» Task statement:
Write out the data below in full, unchanged, minus the images.

» Data shown:
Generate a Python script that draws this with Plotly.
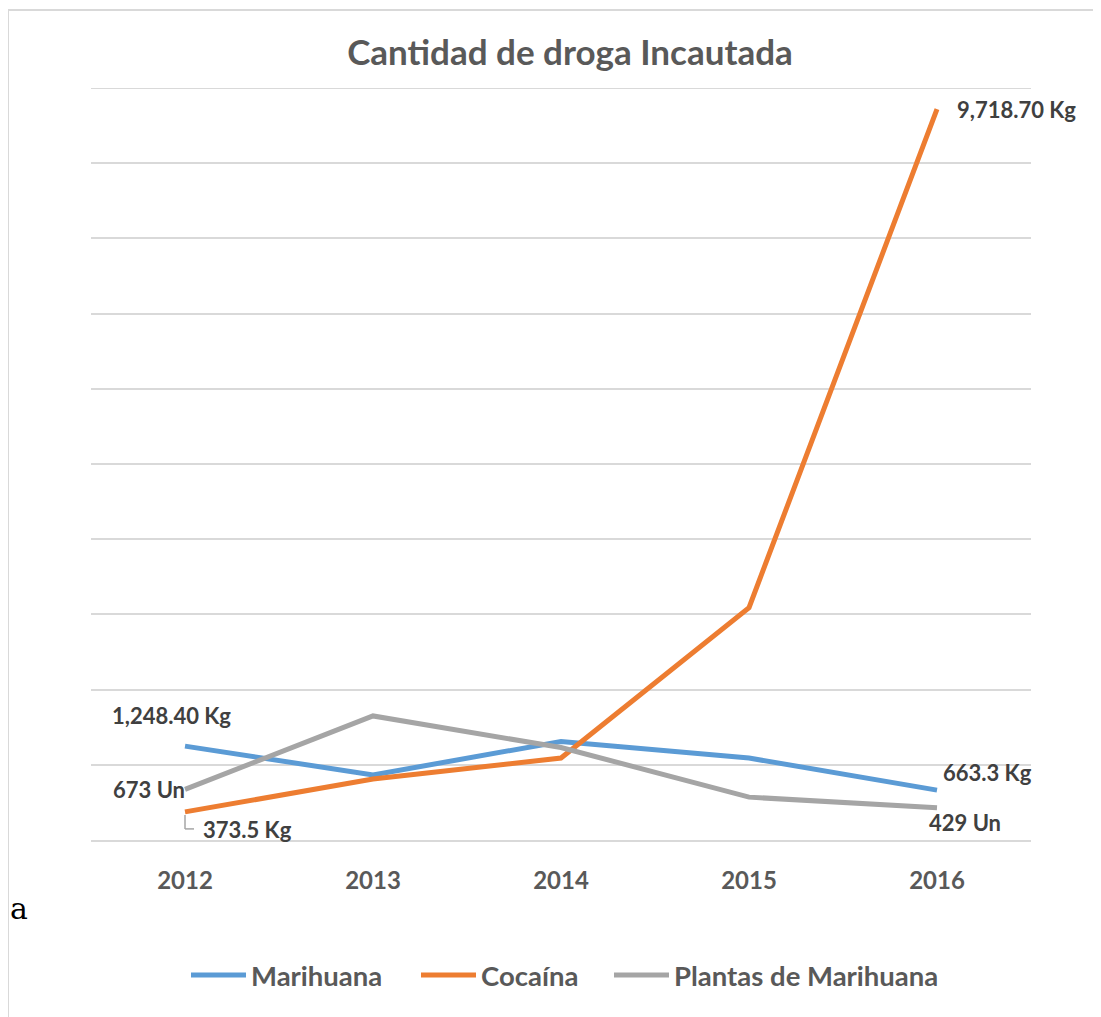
import plotly.graph_objects as go

years = ["2012", "2013", "2014", "2015", "2016"]
marihuana = [1248.4, 865, 1310, 1090, 663.3]
cocaina = [373.5, 810, 1090, 3090, 9718.7]
plantas = [673, 1650, 1230, 570, 429]

series_names = ["Marihuana", "Cocaína", "Plantas de Marihuana"]
colors = ["#5B9BD5", "#ED7D31", "#A5A5A5"]

FONT = "Lato, Open Sans, sans-serif"
TXT = "#595959"

# page has an 8px body margin, so the figure is 8px smaller than the window
W, H = 1093, 1009
L, T, B = 83, 80, 177
R = W - (1031 - 8)
PW, PH = 940, 752

legend_ids = ["legend", "legend2", "legend3"]
legend_left = [178, 408, 601]  # figure px where each legend entry starts

fig = go.Figure()
for name, vals, col, lid in zip(series_names, [marihuana, cocaina, plantas], colors, legend_ids):
    fig.add_trace(go.Scatter(x=years, y=vals, name="<b>" + name + "</b>", mode="lines",
                             legend=lid, line=dict(color=col, width=5)))

lab = dict(size=22, color="#404040", family=FONT)
def ann(i, y, text, xs, ys, xanchor="center"):
    # i is the category serial number on the x axis
    fig.add_annotation(x=i, y=y, text="<b>" + text + "</b>", showarrow=False,
                       xshift=xs, yshift=ys, xanchor=xanchor, font=lab)

ann(0, marihuana[0], "1,248.40 Kg", -14, 31)
ann(0, plantas[0], "673 Un", 2, 0, xanchor="right")
ann(0, cocaina[0], "373.5 Kg", 16, -18, xanchor="left")
ann(4, marihuana[4], "663.3 Kg", 4, 18, xanchor="left")
ann(4, plantas[4], "429 Un", -10, -15, xanchor="left")
ann(4, cocaina[4], "9,718.70 Kg", 18, 0, xanchor="left")

# leader line for 373.5 Kg label
lead = dict(color="#A6A6A6", width=1.5)
fig.add_shape(type="line", xref="x", yref="y", xsizemode="pixel", ysizemode="pixel",
              xanchor=0, yanchor=cocaina[0], x0=0, x1=0, y0=-3, y1=-17, line=lead)
fig.add_shape(type="line", xref="x", yref="y", xsizemode="pixel", ysizemode="pixel",
              xanchor=0, yanchor=cocaina[0], x0=0, x1=9, y0=-17, y1=-17, line=lead)

# top gridline (10000) sits on the plot edge
fig.add_shape(type="line", xref="paper", yref="y", x0=0, x1=1, y0=10000, y1=10000,
              line=dict(color="#D9D9D9", width=2), layer="below")

# stray letter at left edge of screenshot
fig.add_annotation(x=-L / PW, y=-(908 - 840) / PH, xref="paper", yref="paper", text="a",
                   showarrow=False, font=dict(size=30, color="#000", family="DejaVu Serif"),
                   xanchor="left", yanchor="middle")

leg_common = dict(orientation="h", xanchor="left", y=-(975 - 840) / PH, yanchor="middle",
                  font=dict(size=27.5, color=TXT, family=FONT), itemwidth=55,
                  bgcolor="rgba(0,0,0,0)")

fig.update_layout(
    width=W, height=H,
    paper_bgcolor="white", plot_bgcolor="white",
    margin=dict(l=L, r=R, t=T, b=B, autoexpand=False),
    title=dict(text="<b>Cantidad de droga Incautada</b>", x=(570 - 8) / W, xanchor="center",
               y=1 - (53 - 8) / H, yanchor="middle",
               font=dict(size=35, color=TXT, family=FONT)),
    xaxis=dict(type="category", range=[-0.5, 4.5], showgrid=False, zeroline=False,
               showline=True, linecolor="#D9D9D9", linewidth=2, ticks="",
               tickfont=dict(size=24, color=TXT, family=FONT), ticklabelstandoff=18,
               tickprefix="<b>", ticksuffix="</b>"),
    yaxis=dict(range=[0, 10000], dtick=1000, showgrid=True, gridcolor="#D9D9D9",
               gridwidth=2, showticklabels=False, zeroline=False, showline=False),
    showlegend=True,
)
for lid, lx in zip(legend_ids, legend_left):
    fig.update_layout({lid: dict(leg_common, x=(lx - L) / PW)})

# outer frame of the screenshot
fig.add_shape(type="line", xref="paper", yref="paper", x0=-L / PW, x1=-L / PW,
              y0=-B / PH, y1=(840 - 10) / PH, line=dict(color="#D9D9D9", width=2))
fig.add_shape(type="line", xref="paper", yref="paper", x0=-L / PW, x1=(W - L) / PW,
              y0=(840 - 10) / PH, y1=(840 - 10) / PH, line=dict(color="#D9D9D9", width=2))

fig.write_html("out.html")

» Exercise answer:
Generate a Python script that draws this with Plotly.
import plotly.graph_objects as go

years = ["2012", "2013", "2014", "2015", "2016"]
marihuana = [1248.4, 865, 1310, 1090, 663.3]
cocaina = [373.5, 810, 1090, 3090, 9718.7]
plantas = [673, 1650, 1230, 570, 429]

series_names = ["Marihuana", "Cocaína", "Plantas de Marihuana"]
colors = ["#5B9BD5", "#ED7D31", "#A5A5A5"]

FONT = "Lato, Open Sans, sans-serif"
TXT = "#595959"

# page has an 8px body margin, so the figure is 8px smaller than the window
W, H = 1093, 1009
L, T, B = 83, 80, 177
R = W - (1031 - 8)
PW, PH = 940, 752

legend_ids = ["legend", "legend2", "legend3"]
legend_left = [178, 408, 601]  # figure px where each legend entry starts

fig = go.Figure()
for name, vals, col, lid in zip(series_names, [marihuana, cocaina, plantas], colors, legend_ids):
    fig.add_trace(go.Scatter(x=years, y=vals, name="<b>" + name + "</b>", mode="lines",
                             legend=lid, line=dict(color=col, width=5)))

lab = dict(size=22, color="#404040", family=FONT)
def ann(i, y, text, xs, ys, xanchor="center"):
    # i is the category serial number on the x axis
    fig.add_annotation(x=i, y=y, text="<b>" + text + "</b>", showarrow=False,
                       xshift=xs, yshift=ys, xanchor=xanchor, font=lab)

ann(0, marihuana[0], "1,248.40 Kg", -14, 31)
ann(0, plantas[0], "673 Un", 2, 0, xanchor="right")
ann(0, cocaina[0], "373.5 Kg", 16, -18, xanchor="left")
ann(4, marihuana[4], "663.3 Kg", 4, 18, xanchor="left")
ann(4, plantas[4], "429 Un", -10, -15, xanchor="left")
ann(4, cocaina[4], "9,718.70 Kg", 18, 0, xanchor="left")

# leader line for 373.5 Kg label
lead = dict(color="#A6A6A6", width=1.5)
fig.add_shape(type="line", xref="x", yref="y", xsizemode="pixel", ysizemode="pixel",
              xanchor=0, yanchor=cocaina[0], x0=0, x1=0, y0=-3, y1=-17, line=lead)
fig.add_shape(type="line", xref="x", yref="y", xsizemode="pixel", ysizemode="pixel",
              xanchor=0, yanchor=cocaina[0], x0=0, x1=9, y0=-17, y1=-17, line=lead)

# top gridline (10000) sits on the plot edge
fig.add_shape(type="line", xref="paper", yref="y", x0=0, x1=1, y0=10000, y1=10000,
              line=dict(color="#D9D9D9", width=2), layer="below")

# stray letter at left edge of screenshot
fig.add_annotation(x=-L / PW, y=-(908 - 840) / PH, xref="paper", yref="paper", text="a",
                   showarrow=False, font=dict(size=30, color="#000", family="DejaVu Serif"),
                   xanchor="left", yanchor="middle")

leg_common = dict(orientation="h", xanchor="left", y=-(975 - 840) / PH, yanchor="middle",
                  font=dict(size=27.5, color=TXT, family=FONT), itemwidth=55,
                  bgcolor="rgba(0,0,0,0)")

fig.update_layout(
    width=W, height=H,
    paper_bgcolor="white", plot_bgcolor="white",
    margin=dict(l=L, r=R, t=T, b=B, autoexpand=False),
    title=dict(text="<b>Cantidad de droga Incautada</b>", x=(570 - 8) / W, xanchor="center",
               y=1 - (53 - 8) / H, yanchor="middle",
               font=dict(size=35, color=TXT, family=FONT)),
    xaxis=dict(type="category", range=[-0.5, 4.5], showgrid=False, zeroline=False,
               showline=True, linecolor="#D9D9D9", linewidth=2, ticks="",
               tickfont=dict(size=24, color=TXT, family=FONT), ticklabelstandoff=18,
               tickprefix="<b>", ticksuffix="</b>"),
    yaxis=dict(range=[0, 10000], dtick=1000, showgrid=True, gridcolor="#D9D9D9",
               gridwidth=2, showticklabels=False, zeroline=False, showline=False),
    showlegend=True,
)
for lid, lx in zip(legend_ids, legend_left):
    fig.update_layout({lid: dict(leg_common, x=(lx - L) / PW)})

# outer frame of the screenshot
fig.add_shape(type="line", xref="paper", yref="paper", x0=-L / PW, x1=-L / PW,
              y0=-B / PH, y1=(840 - 10) / PH, line=dict(color="#D9D9D9", width=2))
fig.add_shape(type="line", xref="paper", yref="paper", x0=-L / PW, x1=(W - L) / PW,
              y0=(840 - 10) / PH, y1=(840 - 10) / PH, line=dict(color="#D9D9D9", width=2))

fig.write_html("out.html")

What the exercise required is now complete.